Des dossiers de plus en plus difficiles à traiter

Depuis quatre ans, Me Baptiste s'est frotté de près aux incohérences et aux insuffisances du système. Les loupés, les longueurs dans le traitement des dossiers, les pièces manquantes... "Il m'est arrivé d'être désignée une fois le procès en correctionnelle passé", raconte-t-elle.

Dans ce cas, le prévenu fait appel à l'avocat commis d'office. S'il est détenu, l'aide juridictionnelle s'applique automatiquement. S'il est libre, il est censé avoir ses justificatifs de ressources sur lui. "Et on monte le dossier a posteriori"... ou pas !

Si le prévenu disparaît dans la nature ou si le bureau de l'aide juridictionnelle refuse le dossier, l'avocat aura travaillé gratis. "Ça arrive bien trop souvent, déplore la jeune avocate. Déjà qu'une après-midi passée en correctionnelle est assez mal payée... 188 euros !"

Quant à l'assistance devant le juge de proximité ou le tribunal de police, elle est évaluée à 43 euros. "Mais en plus de l'audience, il faut préparer le dossier, recevoir le client... " 

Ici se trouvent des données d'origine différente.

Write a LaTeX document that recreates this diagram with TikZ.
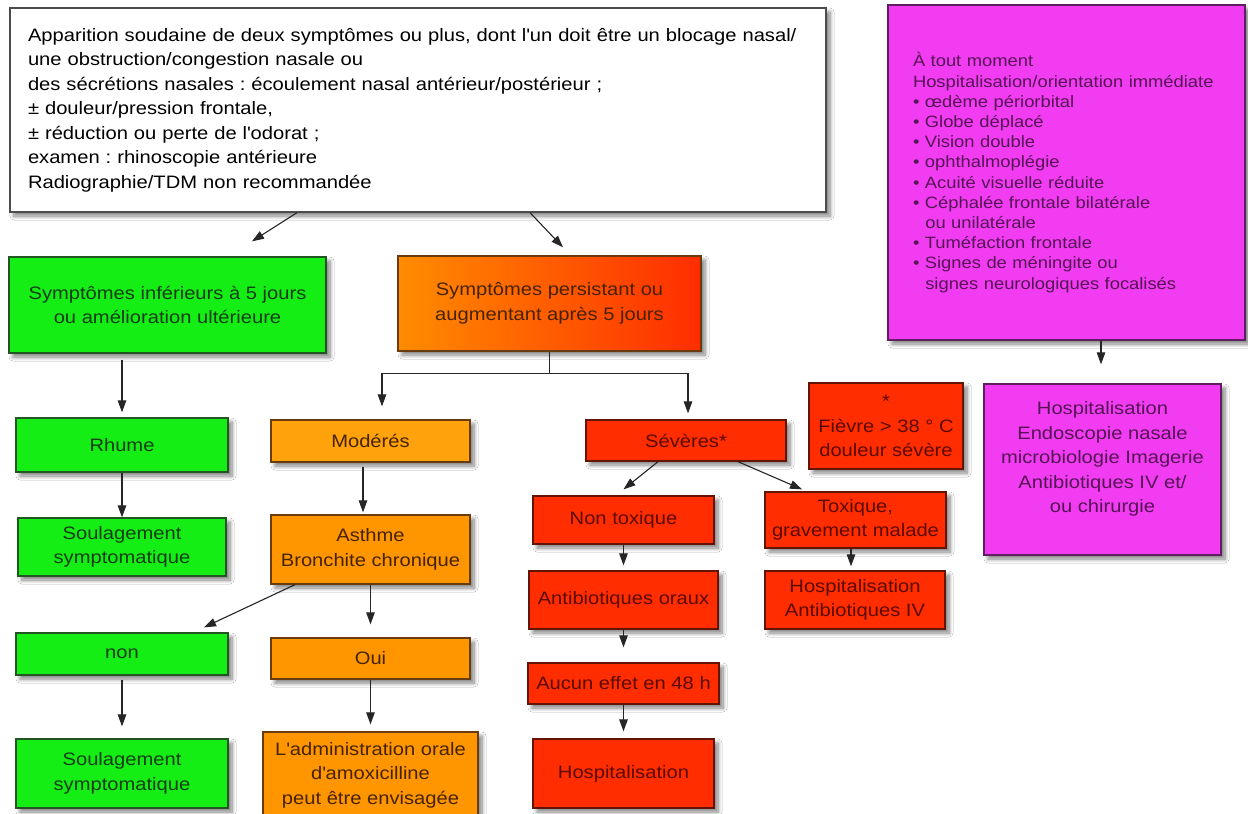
\documentclass[tikz,border=0pt]{standalone}
\usepackage{fontspec}
\setmainfont[FakeStretch=1.12]{Liberation Sans}
\usetikzlibrary{arrows.meta,shadows.blur,calc}
\frenchspacing

\definecolor{cgreen}{RGB}{20,238,20}
\definecolor{cgreenD}{RGB}{35,85,35}
\definecolor{cgreenT}{RGB}{20,60,20}
\definecolor{corange}{RGB}{255,150,0}
\definecolor{cmod}{RGB}{255,162,12}
\definecolor{corangeD}{RGB}{105,60,15}
\definecolor{corangeT}{RGB}{70,35,0}
\definecolor{cred}{RGB}{255,45,0}
\definecolor{credD}{RGB}{100,20,5}
\definecolor{credT}{RGB}{90,10,0}
\definecolor{cpink}{RGB}{242,60,242}
\definecolor{cpinkD}{RGB}{95,30,95}
\definecolor{cpinkT}{RGB}{85,20,85}
\definecolor{cgradL}{RGB}{255,140,0}
\definecolor{cgradR}{RGB}{255,45,0}

% straight apostrophe
\newcommand\ap{\textquotesingle}

\tikzset{
  wh/.style 2 args={minimum width=#1pt, minimum height=#2pt},
  box/.style={draw, line width=1.3pt, align=center, inner sep=0pt,
    font=\fontsize{18}{24.5}\selectfont,
    blur shadow={shadow xshift=4pt, shadow yshift=-4pt, shadow blur radius=4pt,
      shadow blur steps=8, shadow opacity=50}},
  topbox/.style={box, fill=white, draw=black!70, text=black, align=left},
  gbox/.style={box, fill=cgreen, draw=cgreenD, text=cgreenT},
  obox/.style={box, fill=corange, draw=corangeD, text=corangeT},
  rbox/.style={box, fill=cred, draw=credD, text=credT},
  pbox/.style={box, fill=cpink, draw=cpinkD, text=cpinkT},
  gradbox/.style={box, left color=cgradL, right color=cgradR, draw=corangeD, text=corangeT},
  link/.style={draw=black!85, line width=1.1pt},
  arr/.style={link, -{Triangle[length=12pt,width=8.5pt]}},
}

\begin{document}
\begin{tikzpicture}[x=1pt,y=-1pt]
\useasboundingbox (0,0) rectangle (1248,814);
\fill[white] (0,0) rectangle (1248,814);

% opening description
\node[topbox, wh={816}{204}, text width=780pt] (top) at (418,110)
  {Apparition soudaine de deux symptômes ou plus, dont l\ap un doit être un blocage nasal/\\
   une obstruction/congestion nasale ou\\
   des sécrétions nasales : écoulement nasal antérieur/postérieur ;\\
   ± douleur/pression frontale,\\
   ± réduction ou perte de l\ap odorat ;\\
   examen : rhinoscopie antérieure\\
   Radiographie/TDM non recommandée};

% warning signs
\node[pbox, wh={357}{335}, text width=307pt, align=left,
      font=\fontsize{16.4}{20.2}\selectfont] (pink) at (1066.5,172.5)
  {À tout moment\\
   Hospitalisation/orientation immédiate\\
   • œdème périorbital\\
   • Globe déplacé\\
   • Vision double\\
   • ophthalmoplégie\\
   • Acuité visuelle réduite\\
   • Céphalée frontale bilatérale\\
   \hspace*{0.75em}ou unilatérale\\
   • Tuméfaction frontale\\
   • Signes de méningite ou\\
   \hspace*{0.75em}signes neurologiques focalisés};

\node[pbox, wh={237}{171}] (hpink) at (1102.5,469.5)
  {Hospitalisation\\Endoscopie nasale\\microbiologie Imagerie\\Antibiotiques IV et/\\ou chirurgie\\ \mbox{}};

% short course branch
\node[gbox, wh={317}{96}] (g1) at (167.5,305)
  {Symptômes inférieurs à 5 jours\\ou amélioration ultérieure};
\node[gbox, wh={212}{54}] (rhume) at (122,445) {Rhume};
\node[gbox, wh={208}{58}] (soul1) at (122,547) {Soulagement\\symptomatique};

% persistent branch
\node[gradbox, wh={303}{95}] (og) at (549.5,303.5)
  {Symptômes persistant ou\\augmentant après 5 jours};

% moderate
\node[box, fill=cmod, draw=corangeD, text=corangeT, wh={199}{42}] (mod) at (370.5,441) {Modérés};
\node[obox, wh={199}{69}] (asthme) at (370.5,549.5) {Asthme\\Bronchite chronique};
\node[gbox, wh={212}{42}] (non) at (122,654) {non};
\node[obox, wh={199}{41}] (oui) at (370.5,658.5) {Oui};
\node[gbox, wh={212}{69}] (soul2) at (122,773.5) {Soulagement\\symptomatique};
\node[obox, wh={215}{86}] (admin) at (370.5,775)
  {L\ap administration orale\\d\ap amoxicilline\\peut être envisagée};

% severe
\node[rbox, wh={200}{41}] (sev) at (686,440.5) {Sévères*};
\node[rbox, wh={154}{86}] (fievre) at (886,426) {*\\Fièvre > 38 ° C\\douleur sévère};
\node[rbox, wh={181}{48}] (nontox) at (623.5,520) {Non toxique};
\node[rbox, wh={181}{56}] (tox) at (855.5,520) {Toxique,\\gravement malade};
\node[rbox, wh={189}{58}] (abo) at (623.5,600) {Antibiotiques oraux};
\node[rbox, wh={180}{58}] (hiv) at (855,600) {Hospitalisation\\Antibiotiques IV};
\node[rbox, wh={191}{41}] (aucun) at (623.5,683.5) {Aucun effet en 48 h};
\node[rbox, wh={181}{69}] (hosp) at (623.5,773.5) {Hospitalisation};

% connectors
\draw[arr] ([xshift=-121pt]top.south) -- ([xshift=84.5pt,yshift=15pt]g1.north);
\draw[arr] ([xshift=112pt]top.south) -- ([xshift=13.5pt,yshift=8pt]og.north);
\draw[arr] ([xshift=-45.5pt,yshift=-6pt]g1.south) -- ([yshift=5pt]rhume.north);
\draw[arr] (rhume.south) -- (soul1.north);

\draw[link] (og.south) -- ++(0,22) coordinate (sp);
\draw[arr] (sp) -| ([xshift=11.5pt,yshift=13pt]mod.north);
\draw[arr] (sp) -| ([xshift=2pt,yshift=6pt]sev.north);

\draw[arr] ([xshift=-7.5pt,yshift=-4pt]mod.south) -- ([xshift=-7.5pt,yshift=2pt]asthme.north);
\draw[arr] ([xshift=-75.5pt]asthme.south) -- ([xshift=82pt,yshift=5pt]non.north);
\draw[arr] (asthme.south) -- ([yshift=13pt]oui.north);
\draw[arr] ([yshift=-4pt]non.south) -- ([yshift=12pt]soul2.north);
\draw[arr] (oui.south) -- ([yshift=7pt]admin.north);

\draw[arr] ([xshift=-28pt]sev.south) -- ([yshift=6pt]nontox.north);
\draw[arr] ([xshift=52pt]sev.south) -- ([xshift=-53.5pt,yshift=2pt]tox.north);
\draw[arr] (nontox.south) -- ([yshift=5pt]abo.north);
\draw[arr] (abo.south) -- ([yshift=15pt]aucun.north);
\draw[arr] (aucun.south) -- ([yshift=7pt]hosp.north);
\draw[arr] ([xshift=-4.5pt]tox.south) -- ([xshift=-4pt,yshift=4pt]hiv.north);

\draw[arr] ([xshift=34.5pt]pink.south) -- ([xshift=-1.5pt,yshift=19pt]hpink.north);
\end{tikzpicture}
\end{document}
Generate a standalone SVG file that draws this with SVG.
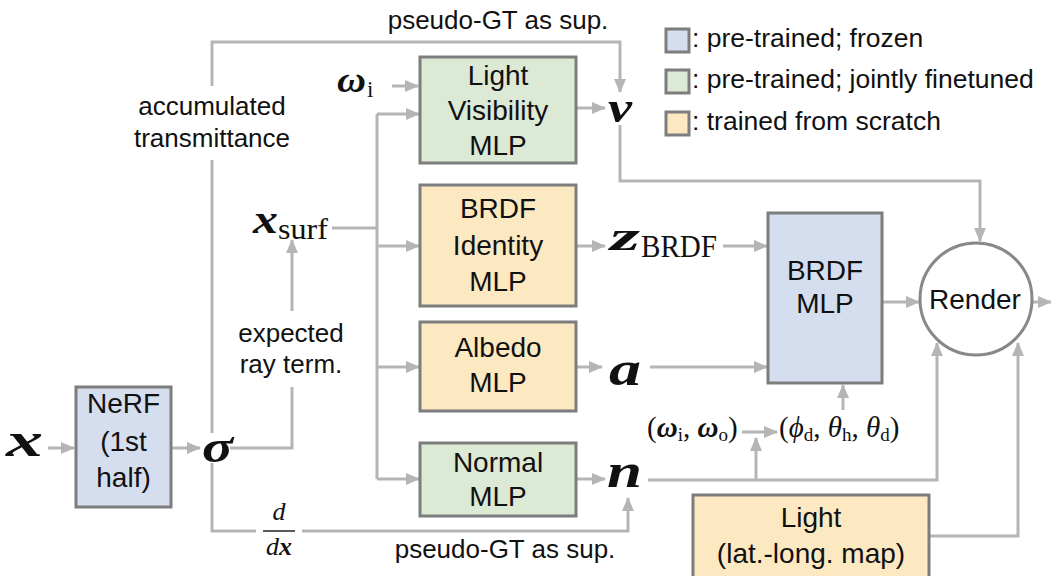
<svg xmlns="http://www.w3.org/2000/svg" width="1051" height="576" viewBox="0 0 1051 576">
<style>
.box{stroke:#7d7d7d;stroke-width:3}
.blue{fill:#d5deee}
.green{fill:#dbe9d5}
.yellow{fill:#fce9c2}
.lbl{font-family:"Liberation Sans",Arial,sans-serif;font-size:28px;fill:#111;text-anchor:middle}
.ann{font-family:"Liberation Sans",Arial,sans-serif;font-size:26px;fill:#111;text-anchor:middle}
.leg{font-family:"Liberation Sans",Arial,sans-serif;font-size:26.5px;fill:#111}
.m{font-family:"Liberation Serif","DejaVu Serif",serif;fill:#111}
.bi{font-weight:bold;font-style:italic}
.it{font-style:italic}
.c{fill:none;stroke:#b5b5b5;stroke-width:3}
.a{marker-end:url(#ah)}
</style>
<defs>
<marker id="ah" markerUnits="userSpaceOnUse" markerWidth="14" markerHeight="12" refX="13" refY="6" orient="auto">
<path d="M0,0 L14,6 L0,12 z" fill="#b5b5b5"/>
</marker>
</defs>
<rect width="1051" height="576" fill="#fff"/>

<g id="connectors">
<path class="c a" d="M212,86 V42 H620 V92"/>
<path class="c" d="M212,160 V433"/>
<path class="c" d="M230,448 H292 V387"/>
<path class="c a" d="M292,311 V240"/>
<path class="c" d="M212,463 V531 H256"/>
<path class="c a" d="M302,531 H628 V498"/>
<path class="c" d="M332,228 H377 M377,114 V479"/>
<path class="c a" d="M377,114 H419"/>
<path class="c a" d="M377,246 H419"/>
<path class="c a" d="M377,367 H419"/>
<path class="c a" d="M377,479 H419"/>
<path class="c a" d="M392,86 H418"/>
<path class="c a" d="M48,448 H74"/>
<path class="c a" d="M171,448 H200"/>
<path class="c a" d="M576,108 H605"/>
<path class="c a" d="M620,125 V181 H980 V241"/>
<path class="c a" d="M576,246 H605"/>
<path class="c a" d="M723,246 H767"/>
<path class="c a" d="M576,367 H602"/>
<path class="c a" d="M650,367 H767"/>
<path class="c a" d="M576,479 H605"/>
<path class="c a" d="M648,480 H937 V343"/>
<path class="c a" d="M756,480 V438"/>
<path class="c a" d="M742,432 H777"/>
<path class="c a" d="M843,410 V385"/>
<path class="c a" d="M882,302 H919"/>
<path class="c a" d="M1033,302 H1051"/>
<path class="c a" d="M929,536 H1018 V343"/>
</g>

<g id="legend">
<rect class="box blue" x="666" y="29" width="23" height="23"/>
<rect class="box green" x="666" y="70" width="23" height="23"/>
<rect class="box yellow" x="666" y="112" width="23" height="23"/>
<text class="leg" x="692" y="47">: pre-trained; frozen</text>
<text class="leg" x="692" y="88">: pre-trained; jointly finetuned</text>
<text class="leg" x="692" y="130">: trained from scratch</text>
</g>

<g id="nerf">
<rect class="box blue" x="76" y="387" width="95" height="120"/>
<text class="lbl" x="123.5" y="413">NeRF</text>
<text class="lbl" x="123.5" y="451">(1st</text>
<text class="lbl" x="123.5" y="487">half)</text>
</g>

<g id="light-visibility">
<rect class="box green" x="420" y="57" width="156" height="106"/>
<text class="lbl" x="498" y="85">Light</text>
<text class="lbl" x="498" y="120">Visibility</text>
<text class="lbl" x="498" y="155">MLP</text>
</g>

<g id="brdf-identity">
<rect class="box yellow" x="420" y="185" width="156" height="121"/>
<text class="lbl" x="498" y="218">BRDF</text>
<text class="lbl" x="498" y="255">Identity</text>
<text class="lbl" x="498" y="291">MLP</text>
</g>

<g id="albedo">
<rect class="box yellow" x="420" y="322" width="156" height="89"/>
<text class="lbl" x="498" y="357">Albedo</text>
<text class="lbl" x="498" y="392">MLP</text>
</g>

<g id="normal">
<rect class="box green" x="420" y="443" width="156" height="73"/>
<text class="lbl" x="498" y="472">Normal</text>
<text class="lbl" x="498" y="506">MLP</text>
</g>

<g id="brdf-mlp">
<rect class="box blue" x="768" y="213" width="114" height="170"/>
<text class="lbl" x="825" y="280">BRDF</text>
<text class="lbl" x="825" y="313">MLP</text>
</g>

<g id="render">
<circle cx="976" cy="299" r="56" fill="#fff" stroke="#888" stroke-width="3"/>
<text class="lbl" x="975" y="309">Render</text>
</g>

<g id="light">
<rect class="box yellow" x="693" y="495" width="236" height="90"/>
<text class="lbl" x="811" y="527">Light</text>
<text class="lbl" x="811" y="563">(lat.-long. map)</text>
</g>

<g id="annotations">
<text class="ann" x="498" y="29">pseudo-GT as sup.</text>
<text class="ann" x="212" y="115">accumulated</text>
<text class="ann" x="212" y="147">transmittance</text>
<text class="ann" x="291" y="342">expected</text>
<text class="ann" x="291" y="373">ray term.</text>
<text class="ann" x="505" y="558">pseudo-GT as sup.</text>
</g>

<g id="math">
<text class="m bi" x="6" y="456" font-size="48" textLength="37" lengthAdjust="spacingAndGlyphs">x</text>
<text class="m bi" x="202" y="462" font-size="46" textLength="31" lengthAdjust="spacingAndGlyphs">σ</text>
<text class="m bi" x="253" y="233" font-size="40" textLength="25" lengthAdjust="spacingAndGlyphs">x</text>
<text class="m" x="278" y="239" font-size="30" textLength="50" lengthAdjust="spacingAndGlyphs">surf</text>
<text class="m bi" x="337" y="92" font-size="36" textLength="29" lengthAdjust="spacingAndGlyphs">ω</text>
<text class="m" x="367" y="97" font-size="23">i</text>
<text class="m bi" x="608" y="122" font-size="44" textLength="24" lengthAdjust="spacingAndGlyphs">v</text>
<text class="m bi" x="610" y="250" font-size="42" textLength="30" lengthAdjust="spacingAndGlyphs">z</text>
<text class="m" x="641" y="257" font-size="31" textLength="76" lengthAdjust="spacingAndGlyphs">BRDF</text>
<text class="m bi" x="609" y="385" font-size="48" textLength="32" lengthAdjust="spacingAndGlyphs">a</text>
<text class="m bi" x="607" y="487" font-size="48" textLength="35" lengthAdjust="spacingAndGlyphs">n</text>
<text class="m it" x="279" y="520" font-size="26" text-anchor="middle">d</text>
<line x1="263" y1="531" x2="295" y2="531" stroke="#222" stroke-width="1.5"/>
<text class="m" x="279" y="555" font-size="26" text-anchor="middle"><tspan class="it">d</tspan><tspan class="bi">x</tspan></text>
<text class="m" x="647" y="437" font-size="29">(<tspan class="bi">ω</tspan><tspan font-size="19" dy="4">i</tspan><tspan dy="-4">, </tspan><tspan class="bi">ω</tspan><tspan font-size="19" dy="4">o</tspan><tspan dy="-4">)</tspan></text>
<text class="m" x="779" y="437" font-size="29">(<tspan class="it">ϕ</tspan><tspan font-size="19" dy="4">d</tspan><tspan dy="-4">, </tspan><tspan class="it">θ</tspan><tspan font-size="19" dy="4">h</tspan><tspan dy="-4">, </tspan><tspan class="it">θ</tspan><tspan font-size="19" dy="4">d</tspan><tspan dy="-4">)</tspan></text>
</g>
</svg>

Certains frais ne seront plus remboursés

"En matière d'application des peines, nos déplacements ne sont pas pris en charge, déplore Gaëlle. Donc, même si j'ai une situation privilégiée car je suis collaboratrice dans un grand cabinet, j'ai dû bannir les applications de peines trop éloignées de mon cabinet. Avec 4 UV (94,08 euros) pour ce genre de contentieux, il m'arrivait de travailler à perte ! Il a donc fallu faire des choix."

Malgré les dysfonctionnements réels, Me Baptiste continuera à assurer des missions d'aide juridictionnelle pour "diversifier sa clientèle" et "par conviction""Il est important de garder le contact avec ceux qui en ont le plus besoin", insiste-t-elle.